Peter Hannam, who started the competition in 1996 when he headed First Line Seeds, says this is one of the few products he’s seen that could be exported to Japan.
Canadians export plenty of edible soybeans to Japan, but the Japanese are far ahead of Canadians in developing food products from soybeans across the entire spectrum of markets – from mass markets to niche markets and exotic products.
But a maple syrup knockoff is distinctly Canadian and likely to appeal to the Japanese who are fond of maple syrup.
Chung and Yeh also note that their product is healthy food, especially for those concerned about heart disease.
The U. S. Food and Drug Administration “has identified soy protein as a functional food due to the high content of protein,” Chung and Yeh write in a brochure that accompanied their entry.
“Soy protein has been authorized to aid in reducing the risk of coronary heart disease by lowering blood cholesterol levels,” they wrote.
In addition to unsaturated fats, carbohydrates, protein and fibre, they pointed to micronutrients such as calcium, iron, niacin, zinc, magnesium, copper, folic acid, essential amino acids and vitamins such as B12 and B6 in their product.
Carolynn Seaton was the winner in the diploma-program section of the competition with drink containers made from soybean stalks and pods. Her display set Tim Hortons roll-up-the-rim coffee cups beside her more environmentally friendly soybean cups.
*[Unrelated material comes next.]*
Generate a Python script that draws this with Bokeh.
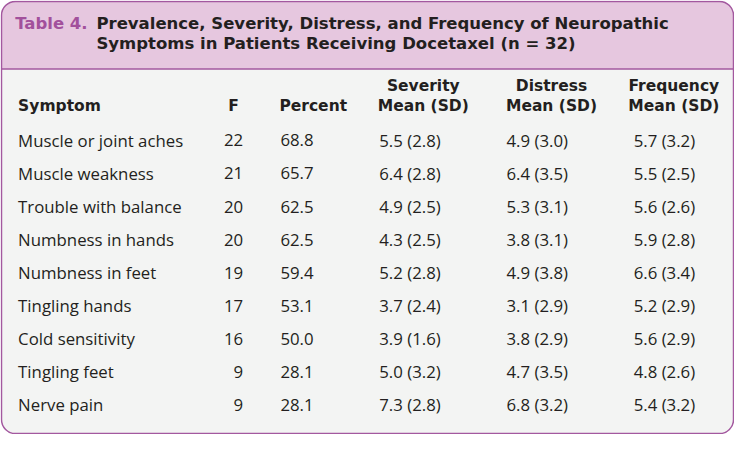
from bokeh.plotting import figure
from bokeh.models import BoxAnnotation, ColumnDataSource
from bokeh.core.properties import value
from bokeh.embed import file_html
from bokeh.resources import INLINE

title_label = "Table 4."
title_lines = ["Prevalence, Severity, Distress, and Frequency of Neuropathic",
               "Symptoms in Patients Receiving Docetaxel (n = 32)"]

col_headers_top = ["Severity", "Distress", "Frequency"]
col_headers = ["Symptom", "F", "Percent", "Mean (SD)", "Mean (SD)", "Mean (SD)"]

symptoms = ["Muscle or joint aches", "Muscle weakness", "Trouble with balance",
            "Numbness in hands", "Numbness in feet", "Tingling hands",
            "Cold sensitivity", "Tingling feet", "Nerve pain"]
freq = [22, 21, 20, 20, 19, 17, 16, 9, 9]
percent = [68.8, 65.7, 62.5, 62.5, 59.4, 53.1, 50.0, 28.1, 28.1]
severity_mean = [5.5, 6.4, 4.9, 4.3, 5.2, 3.7, 3.9, 5.0, 7.3]
severity_sd = [2.8, 2.8, 2.5, 2.5, 2.8, 2.4, 1.6, 3.2, 2.8]
distress_mean = [4.9, 6.4, 5.3, 3.8, 4.9, 3.1, 3.8, 4.7, 6.8]
distress_sd = [3.0, 3.5, 3.1, 3.1, 3.8, 2.9, 2.9, 3.5, 3.2]
frequency_mean = [5.7, 5.5, 5.6, 5.9, 6.6, 5.2, 5.6, 4.8, 5.4]
frequency_sd = [3.2, 2.5, 2.6, 2.8, 3.4, 2.9, 2.9, 2.6, 3.2]

PURPLE = "#a2509c"
BORDER = "#a3589f"
HEAD_BG = "#e6c7df"
BODY_BG = "#f3f4f3"
TXT = "#231f20"
BODY_FONT = "Open Sans"
HEAD_FONT = "DejaVu Sans"

W, H = 734, 434
p = figure(width=W, height=H, x_range=(0, 750), y_range=(450, 0),
           output_backend="svg", toolbar_location=None, min_border=0)
p.axis.visible = False
p.grid.visible = False
p.outline_line_color = None
p.background_fill_color = "white"
p.border_fill_color = "white"

R = 14
p.add_layout(BoxAnnotation(left=1, right=749, top=1, bottom=449, fill_color=BODY_BG, fill_alpha=1,
                           line_color=None, border_radius=R, level="underlay"))
p.add_layout(BoxAnnotation(left=1, right=749, top=1, bottom=71, fill_color=HEAD_BG, fill_alpha=1,
                           line_color=None, border_radius=dict(top_left=R, top_right=R, bottom_right=0, bottom_left=0),
                           level="underlay"))
p.segment(x0=[1], y0=[71], x1=[749], y1=[71], line_color=BORDER, line_width=1.5)
p.add_layout(BoxAnnotation(left=1, right=749, top=1, bottom=449, fill_alpha=0,
                           line_color=BORDER, line_alpha=1, line_width=1.5, border_radius=R, level="overlay"))

head = dict(text_color=TXT, text_font=value(HEAD_FONT), text_font_style="bold",
            text_font_size="15.5px", text_baseline="middle")
title_style = {**head, "text_font_size": "16.5px"}

# title
p.text(x=[15], y=[24], text=[title_label], **{**title_style, "text_color": PURPLE})
p.text(x=[98, 98], y=[24, 45], text=title_lines, **title_style)

# column headers
hy = 109
hy_top = 89
p.text(x=[18], y=[hy], text=[col_headers[0]], **head)
p.text(x=[238], y=[hy], text=[col_headers[1]], text_align="center", **head)
p.text(x=[285], y=[hy], text=[col_headers[2]], **head)
cx = [432, 563, 688]
p.text(x=cx, y=[hy_top] * 3, text=col_headers_top, text_align="center", **head)
p.text(x=cx, y=[hy] * 3, text=col_headers[3:], text_align="center", **head)

# body
y0, pitch = 145, 34.3
ys = [y0 + i * pitch for i in range(len(symptoms))]
src = ColumnDataSource(dict(
    y=ys, sym=symptoms, f=[str(v) for v in freq], pct=[f"{v:.1f}" for v in percent],
    sev=[f"{m:.1f} ({s:.1f})" for m, s in zip(severity_mean, severity_sd)],
    dis=[f"{m:.1f} ({s:.1f})" for m, s in zip(distress_mean, distress_sd)],
    fre=[f"{m:.1f} ({s:.1f})" for m, s in zip(frequency_mean, frequency_sd)],
))
common = dict(source=src, text_color=TXT, text_font=value(BODY_FONT), text_font_size="16.8px",
              text_baseline="middle")
p.text(x=18, y="y", text="sym", **common)
p.text(x=248, y="y", text="f", text_align="right", **common)
p.text(x=286, y="y", text="pct", **common)
p.text(x=387, y="y", text="sev", **common)
p.text(x=517, y="y", text="dis", **common)
p.text(x=647, y="y", text="fre", **common)

open("out.html", "w").write(file_html(p, INLINE))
Hannam was joined by the Ontario Soybean Growers Marketing Board in 1997 as joint sponsors with the University of Guelph. Their competition has given rise to hundreds of products, but so far no smashing market successes.
Hannam said part of the reason is the difficulties in patenting anything related to the food industry.
He said a student who made candles has managed to develop and maintain a niche market for his product and said truffles that were in the competition last year elicited interest from a Quebec-based manufacturer, which has its eye on developing the product for marketing in France.